* _COLLECTED MATERIAL_

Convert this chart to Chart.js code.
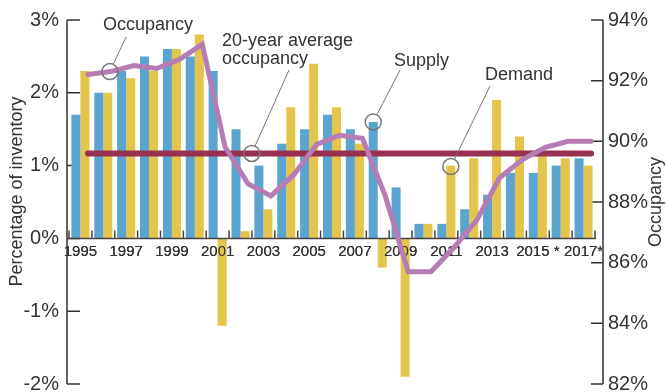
<!DOCTYPE html>
<html>
<head>
<meta charset="utf-8">
<script src="https://cdn.jsdelivr.net/npm/chart.js@4.4.0/dist/chart.umd.min.js"></script>
<style>
  html, body { margin: 0; padding: 0; background: #fff; }
  canvas { display: block; }
</style>
</head>
<body>
<canvas id="occupancyChart" width="666" height="392"></canvas>
<script>
// Data
const years = ['1995', '1996', '1997', '1998', '1999', '2000', '2001', '2002', '2003', '2004', '2005', '2006',
  '2007', '2008', '2009', '2010', '2011', '2012', '2013', '2014', '2015', '2016', '2017'];
const yearLabels = ['1995', '', '1997', '', '1999', '', '2001', '', '2003', '', '2005', '',
  '2007', '', '2009', '', '2011', '', '2013', '', '2015 *', '', '2017*'];
const supply = [1.7, 2.0, 2.3, 2.5, 2.6, 2.5, 2.3, 1.5, 1.0, 1.3, 1.5, 1.7, 1.5, 1.6, 0.7, 0.2, 0.2, 0.4, 0.6, 0.9, 0.9, 1.0, 1.1];
const demand = [2.3, 2.0, 2.2, 2.3, 2.6, 2.8, -1.2, 0.1, 0.4, 1.8, 2.4, 1.8, 1.3, -0.4, -1.9, 0.2, 1.0, 1.1, 1.9, 1.4, 1.2, 1.1, 1.0];
const occupancy = [92.2, 92.3, 92.5, 92.4, 92.7, 93.2, 89.8, 88.6, 88.2, 88.9, 89.9, 90.2, 90.1, 88.2, 85.7, 85.7, 86.5, 87.4, 88.8, 89.4, 89.8, 90.0, 90.0];
const averageOccupancy = 89.6;

const blue = '#5BA4CF';
const yellow = '#E5C44C';
const purple = '#B67DB5';
const wine = '#983052';
const ink = '#333333';
const narrow = "'Liberation Sans Narrow', 'Arial Narrow', sans-serif";
const sans = "'Liberation Sans', Arial, sans-serif";

// occupancy lines are plotted a third of a year right of the bar groups
const lineShift = 0.33;

function zeroPadding(scale) {
  scale.paddingTop = 0;
  scale.paddingBottom = 0;
  scale.paddingLeft = 0;
  scale.paddingRight = 0;
}

function yearStep(chart) {
  const x = chart.scales.x;
  return x.getPixelForValue(1) - x.getPixelForValue(0);
}

// axis lines with inward ticks, the zero baseline and the callouts
const framePlugin = {
  id: 'frame',
  beforeDatasetsDraw(chart) {
    const { ctx, chartArea, scales } = chart;
    const leftX = chartArea.left - 2;
    const rightX = chartArea.right + 8;
    ctx.save();
    ctx.strokeStyle = ink;
    ctx.lineWidth = 1.5;
    ctx.beginPath();
    ctx.moveTo(leftX, scales.y.top);
    ctx.lineTo(leftX, scales.y.bottom);
    scales.y.ticks.forEach(t => {
      const py = scales.y.getPixelForValue(t.value);
      ctx.moveTo(leftX, py);
      ctx.lineTo(leftX + 13, py);
    });
    ctx.moveTo(rightX, scales.y2.top);
    ctx.lineTo(rightX, scales.y2.bottom);
    scales.y2.ticks.forEach(t => {
      const py = scales.y2.getPixelForValue(t.value);
      ctx.moveTo(rightX, py);
      ctx.lineTo(rightX - 12, py);
    });
    ctx.stroke();
    ctx.restore();
  },
  beforeDatasetDraw(chart, args) {
    const { ctx, chartArea, scales } = chart;
    if (args.meta.type !== 'line') return;
    if (args.index === 2) {
      // baseline and year labels go over the bars but under the lines
      const x = scales.x;
      const y0 = scales.y.getPixelForValue(0);
      const step = yearStep(chart);
      ctx.save();
      ctx.strokeStyle = '#444';
      ctx.lineWidth = 1.5;
      ctx.beginPath();
      ctx.moveTo(chartArea.left - 2, y0);
      ctx.lineTo(x.getPixelForValue(years.length - 1) + step / 2 + 1, y0);
      for (let i = 0; i <= years.length; i++) {
        const bx = x.getPixelForValue(0) - step / 2 + i * step;
        ctx.moveTo(bx, y0);
        ctx.lineTo(bx, y0 - 8);
      }
      ctx.stroke();
      ctx.restore();
      try {
        x.drawLabels(chartArea);
      } catch (e) {
        // labels were already drawn with the axis
      }
    }
    ctx.save();
    ctx.translate(lineShift * yearStep(chart), 0);
  },
  afterDatasetDraw(chart, args) {
    if (args.meta.type === 'line') chart.ctx.restore();
  },
  afterDraw(chart) {
    const { ctx, scales } = chart;
    const shift = lineShift * yearStep(chart);
    const supplyBar = chart.getDatasetMeta(0).data[years.indexOf('2008')];
    const demandBar = chart.getDatasetMeta(1).data[years.indexOf('2011')];
    const occPoint = chart.getDatasetMeta(3).data[1];
    const callouts = [
      { lines: ['Occupancy'], tx: 103, ty: 30, tip: [126, 37], at: [occPoint.x + shift - 1, occPoint.y] },
      { lines: ['20-year average', 'occupancy'], tx: 222, ty: 46, tip: [289, 70],
        at: [scales.x.getPixelForValue(7) + 0.49 * yearStep(chart), scales.y2.getPixelForValue(averageOccupancy)] },
      { lines: ['Supply'], tx: 394, ty: 66, tip: [400, 70], at: [supplyBar.x, supplyBar.y] },
      { lines: ['Demand'], tx: 485, ty: 80, tip: [490, 86], at: [demandBar.x, demandBar.y + 1] }
    ];
    const r = 8;
    ctx.save();
    callouts.forEach(c => {
      const [cx, cy] = c.at;
      const dx = c.tip[0] - cx, dy = c.tip[1] - cy;
      const len = Math.hypot(dx, dy);
      ctx.strokeStyle = '#777';
      ctx.lineWidth = 1;
      ctx.beginPath();
      ctx.moveTo(cx + dx / len * r, cy + dy / len * r);
      ctx.lineTo(c.tip[0], c.tip[1]);
      ctx.stroke();
      ctx.lineWidth = 1.5;
      ctx.beginPath();
      ctx.arc(cx, cy, r, 0, Math.PI * 2);
      ctx.stroke();
      ctx.fillStyle = ink;
      ctx.font = '18px ' + sans;
      ctx.textAlign = 'left';
      ctx.textBaseline = 'alphabetic';
      c.lines.forEach((t, i) => ctx.fillText(t, c.tx, c.ty + i * 18));
    });

    // axis titles, both reading bottom to top
    ctx.fillStyle = ink;
    ctx.font = '18px ' + sans;
    ctx.textAlign = 'center';
    ctx.translate(21.5, 191.5);
    ctx.rotate(-Math.PI / 2);
    ctx.fillText('Percentage of inventory', 0, 0);
    ctx.setTransform(1, 0, 0, 1, 0, 0);
    ctx.translate(661, 202);
    ctx.rotate(-Math.PI / 2);
    ctx.fillText('Occupancy', 0, 0);
    ctx.restore();
  }
};

const ctx = document.getElementById('occupancyChart').getContext('2d');
new Chart(ctx, {
  type: 'bar',
  data: {
    labels: years,
    datasets: [
      {
        label: 'Supply',
        data: supply,
        backgroundColor: blue,
        yAxisID: 'y',
        categoryPercentage: 0.79,
        barPercentage: 1.0,
        order: 3
      },
      {
        label: 'Demand',
        data: demand,
        backgroundColor: yellow,
        yAxisID: 'y',
        categoryPercentage: 0.79,
        barPercentage: 1.0,
        order: 3
      },
      {
        type: 'line',
        label: '20-year average occupancy',
        data: years.map(() => averageOccupancy),
        yAxisID: 'y2',
        borderColor: wine,
        borderWidth: 6,
        borderCapStyle: 'round',
        pointRadius: 0,
        order: 2
      },
      {
        type: 'line',
        label: 'Occupancy',
        data: occupancy,
        yAxisID: 'y2',
        borderColor: purple,
        borderWidth: 5,
        borderCapStyle: 'round',
        borderJoinStyle: 'miter',
        tension: 0,
        pointRadius: 0,
        order: 1
      }
    ]
  },
  options: {
    responsive: false,
    animation: false,
    devicePixelRatio: 1,
    layout: { padding: { top: 20, bottom: 8, left: 0, right: 0 } },
    plugins: {
      legend: { display: false },
      tooltip: { enabled: false }
    },
    scales: {
      x: {
        type: 'category',
        position: { y: 0 },
        offset: true,
        grid: { display: false, drawTicks: false },
        border: { display: false },
        ticks: {
          autoSkip: false,
          maxRotation: 0,
          minRotation: 0,
          padding: 4,
          color: ink,
          font: { family: narrow, size: 15 },
          callback: (v, i) => yearLabels[i]
        },
        afterFit: zeroPadding
      },
      y: {
        position: 'left',
        min: -2,
        max: 3,
        grid: { display: false, drawTicks: false },
        border: { display: false },
        ticks: {
          stepSize: 1,
          padding: 10,
          color: ink,
          font: { family: narrow, size: 20 },
          callback: v => v + '%'
        },
        afterFit: s => { zeroPadding(s); s.width = 69; }
      },
      y2: {
        position: 'right',
        min: 82,
        max: 94,
        grid: { display: false, drawTicks: false },
        border: { display: false },
        ticks: {
          stepSize: 2,
          padding: 13,
          color: ink,
          font: { family: narrow, size: 20 },
          callback: v => v + '%'
        },
        afterFit: s => { zeroPadding(s); s.width = 71; }
      }
    }
  },
  plugins: [framePlugin]
});
</script>
</body>
</html>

* _YOUR GOAL_
Repeat exactly and only the lines from the start of the data above through the line that holds "const lineShift = 0.33;", inclusive. Pictures do not belong in the copy.

* _RESULT_
Convert this chart to Chart.js code.
<!DOCTYPE html>
<html>
<head>
<meta charset="utf-8">
<script src="https://cdn.jsdelivr.net/npm/chart.js@4.4.0/dist/chart.umd.min.js"></script>
<style>
  html, body { margin: 0; padding: 0; background: #fff; }
  canvas { display: block; }
</style>
</head>
<body>
<canvas id="occupancyChart" width="666" height="392"></canvas>
<script>
// Data
const years = ['1995', '1996', '1997', '1998', '1999', '2000', '2001', '2002', '2003', '2004', '2005', '2006',
  '2007', '2008', '2009', '2010', '2011', '2012', '2013', '2014', '2015', '2016', '2017'];
const yearLabels = ['1995', '', '1997', '', '1999', '', '2001', '', '2003', '', '2005', '',
  '2007', '', '2009', '', '2011', '', '2013', '', '2015 *', '', '2017*'];
const supply = [1.7, 2.0, 2.3, 2.5, 2.6, 2.5, 2.3, 1.5, 1.0, 1.3, 1.5, 1.7, 1.5, 1.6, 0.7, 0.2, 0.2, 0.4, 0.6, 0.9, 0.9, 1.0, 1.1];
const demand = [2.3, 2.0, 2.2, 2.3, 2.6, 2.8, -1.2, 0.1, 0.4, 1.8, 2.4, 1.8, 1.3, -0.4, -1.9, 0.2, 1.0, 1.1, 1.9, 1.4, 1.2, 1.1, 1.0];
const occupancy = [92.2, 92.3, 92.5, 92.4, 92.7, 93.2, 89.8, 88.6, 88.2, 88.9, 89.9, 90.2, 90.1, 88.2, 85.7, 85.7, 86.5, 87.4, 88.8, 89.4, 89.8, 90.0, 90.0];
const averageOccupancy = 89.6;

const blue = '#5BA4CF';
const yellow = '#E5C44C';
const purple = '#B67DB5';
const wine = '#983052';
const ink = '#333333';
const narrow = "'Liberation Sans Narrow', 'Arial Narrow', sans-serif";
const sans = "'Liberation Sans', Arial, sans-serif";

// occupancy lines are plotted a third of a year right of the bar groups
const lineShift = 0.33;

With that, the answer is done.